■ Work instructions ■
Look through the data below and return each line where "chart" appears.
________________________________________
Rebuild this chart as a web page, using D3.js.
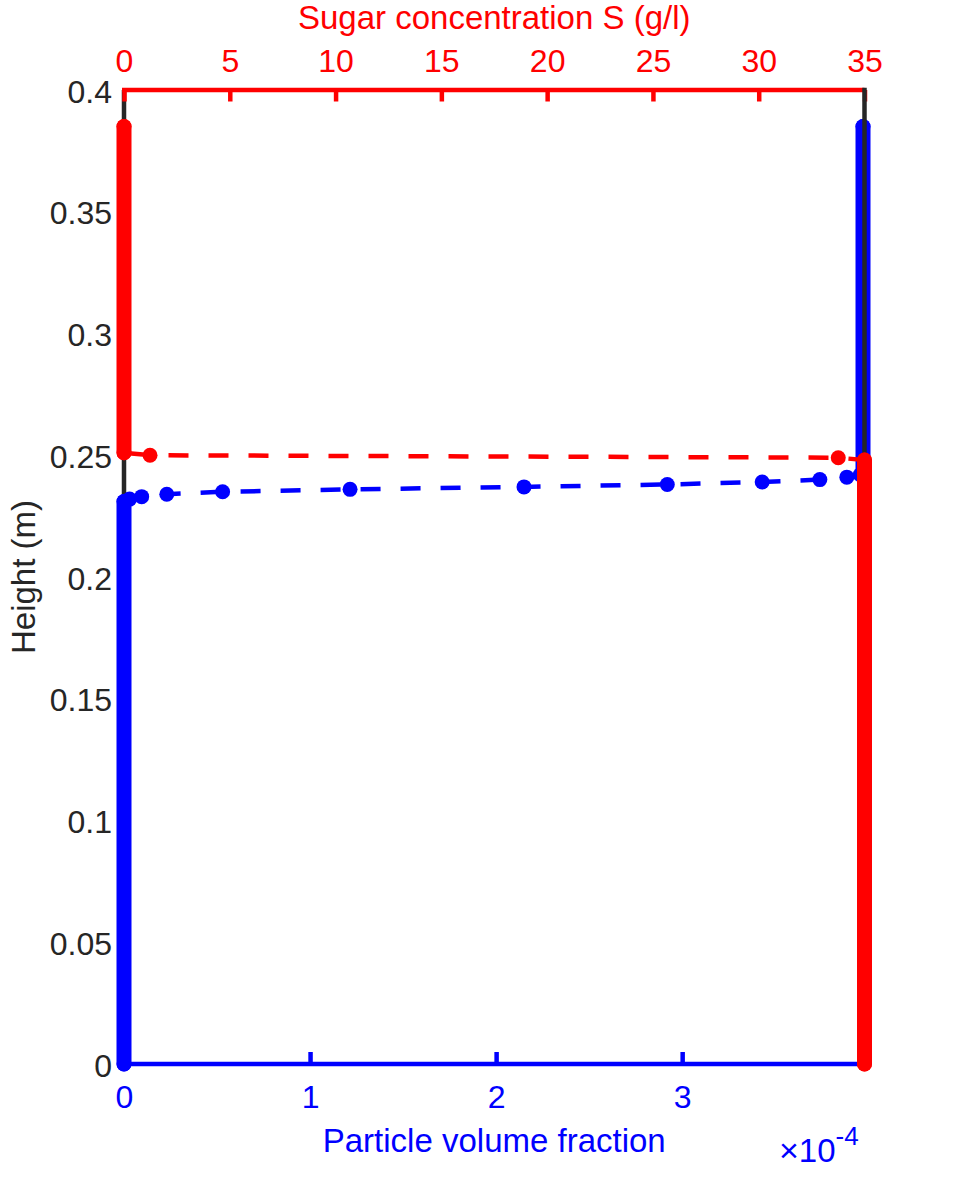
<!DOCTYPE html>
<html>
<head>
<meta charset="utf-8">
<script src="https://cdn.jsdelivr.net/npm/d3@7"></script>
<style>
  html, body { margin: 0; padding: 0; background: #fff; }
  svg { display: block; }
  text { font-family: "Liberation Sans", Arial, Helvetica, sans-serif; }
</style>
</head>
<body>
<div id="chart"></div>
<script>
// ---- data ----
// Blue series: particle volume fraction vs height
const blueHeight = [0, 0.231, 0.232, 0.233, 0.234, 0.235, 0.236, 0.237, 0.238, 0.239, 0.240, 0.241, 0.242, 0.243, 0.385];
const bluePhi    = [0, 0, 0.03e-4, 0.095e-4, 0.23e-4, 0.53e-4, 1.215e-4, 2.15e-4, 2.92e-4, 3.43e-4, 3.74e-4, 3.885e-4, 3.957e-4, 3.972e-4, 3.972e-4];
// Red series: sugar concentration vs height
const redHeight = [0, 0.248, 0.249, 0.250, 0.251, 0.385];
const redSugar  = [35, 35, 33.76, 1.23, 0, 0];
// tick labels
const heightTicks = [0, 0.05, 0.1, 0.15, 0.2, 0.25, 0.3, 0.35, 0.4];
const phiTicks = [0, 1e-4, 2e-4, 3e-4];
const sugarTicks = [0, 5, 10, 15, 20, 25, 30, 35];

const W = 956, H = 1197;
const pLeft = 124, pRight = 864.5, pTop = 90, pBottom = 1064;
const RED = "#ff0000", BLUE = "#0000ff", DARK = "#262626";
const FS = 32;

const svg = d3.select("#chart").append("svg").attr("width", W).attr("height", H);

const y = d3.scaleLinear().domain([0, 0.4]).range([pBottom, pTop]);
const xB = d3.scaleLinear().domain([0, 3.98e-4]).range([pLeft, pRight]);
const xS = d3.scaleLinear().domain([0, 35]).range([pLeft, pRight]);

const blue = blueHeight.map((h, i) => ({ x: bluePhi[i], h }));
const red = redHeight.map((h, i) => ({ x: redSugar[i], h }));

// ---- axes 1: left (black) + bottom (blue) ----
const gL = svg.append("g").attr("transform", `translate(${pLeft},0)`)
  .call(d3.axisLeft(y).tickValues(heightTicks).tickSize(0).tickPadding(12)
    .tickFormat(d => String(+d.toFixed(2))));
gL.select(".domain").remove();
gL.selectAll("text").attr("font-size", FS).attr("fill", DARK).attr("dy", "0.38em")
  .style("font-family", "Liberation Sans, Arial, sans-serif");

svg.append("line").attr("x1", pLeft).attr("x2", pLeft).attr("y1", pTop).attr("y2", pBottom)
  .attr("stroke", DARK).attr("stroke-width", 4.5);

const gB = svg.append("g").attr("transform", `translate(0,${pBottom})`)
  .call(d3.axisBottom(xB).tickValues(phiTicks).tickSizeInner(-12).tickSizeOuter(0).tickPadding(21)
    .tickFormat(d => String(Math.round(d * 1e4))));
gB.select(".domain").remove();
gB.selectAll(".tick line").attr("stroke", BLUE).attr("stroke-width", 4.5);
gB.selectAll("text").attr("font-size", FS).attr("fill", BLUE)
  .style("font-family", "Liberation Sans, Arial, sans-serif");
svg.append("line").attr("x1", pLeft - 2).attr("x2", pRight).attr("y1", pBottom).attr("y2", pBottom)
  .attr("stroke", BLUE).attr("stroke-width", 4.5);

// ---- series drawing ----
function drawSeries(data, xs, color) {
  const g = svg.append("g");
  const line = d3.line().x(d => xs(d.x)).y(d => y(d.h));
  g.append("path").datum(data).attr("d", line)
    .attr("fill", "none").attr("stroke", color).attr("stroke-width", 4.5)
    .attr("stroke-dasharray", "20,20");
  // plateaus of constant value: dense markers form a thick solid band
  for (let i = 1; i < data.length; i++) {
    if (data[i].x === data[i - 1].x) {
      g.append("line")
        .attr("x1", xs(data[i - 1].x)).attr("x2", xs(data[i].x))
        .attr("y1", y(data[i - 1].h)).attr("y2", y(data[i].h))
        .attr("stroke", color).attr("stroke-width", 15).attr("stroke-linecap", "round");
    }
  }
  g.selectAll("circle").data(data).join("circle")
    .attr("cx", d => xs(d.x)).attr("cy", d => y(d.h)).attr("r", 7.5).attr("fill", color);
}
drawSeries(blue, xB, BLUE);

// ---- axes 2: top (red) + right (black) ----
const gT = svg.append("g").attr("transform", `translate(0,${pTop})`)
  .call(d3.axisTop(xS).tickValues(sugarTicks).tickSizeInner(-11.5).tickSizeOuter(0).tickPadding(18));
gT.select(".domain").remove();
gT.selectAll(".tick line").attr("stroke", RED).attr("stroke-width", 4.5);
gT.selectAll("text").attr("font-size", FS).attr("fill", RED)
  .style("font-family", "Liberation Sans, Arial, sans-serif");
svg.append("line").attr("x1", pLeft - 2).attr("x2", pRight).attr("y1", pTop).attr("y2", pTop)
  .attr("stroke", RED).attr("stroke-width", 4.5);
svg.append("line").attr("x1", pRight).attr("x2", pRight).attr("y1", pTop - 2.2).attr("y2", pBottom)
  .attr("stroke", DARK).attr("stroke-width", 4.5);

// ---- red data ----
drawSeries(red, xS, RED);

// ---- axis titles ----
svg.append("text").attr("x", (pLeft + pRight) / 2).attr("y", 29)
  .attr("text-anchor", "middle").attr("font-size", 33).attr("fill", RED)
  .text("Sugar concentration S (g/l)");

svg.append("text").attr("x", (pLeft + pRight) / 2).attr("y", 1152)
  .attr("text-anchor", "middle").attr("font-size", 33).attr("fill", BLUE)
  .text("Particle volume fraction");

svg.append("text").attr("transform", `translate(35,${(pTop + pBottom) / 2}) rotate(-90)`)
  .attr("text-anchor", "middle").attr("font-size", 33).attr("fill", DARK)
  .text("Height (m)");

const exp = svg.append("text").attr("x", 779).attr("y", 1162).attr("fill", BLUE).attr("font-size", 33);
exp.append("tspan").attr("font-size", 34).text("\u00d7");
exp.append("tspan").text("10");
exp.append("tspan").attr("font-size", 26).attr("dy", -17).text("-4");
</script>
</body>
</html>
________________________________________
■ Answer ■
Rebuild this chart as a web page, using D3.js.
<div id="chart"></div>
const svg = d3.select("#chart").append("svg").attr("width", W).attr("height", H);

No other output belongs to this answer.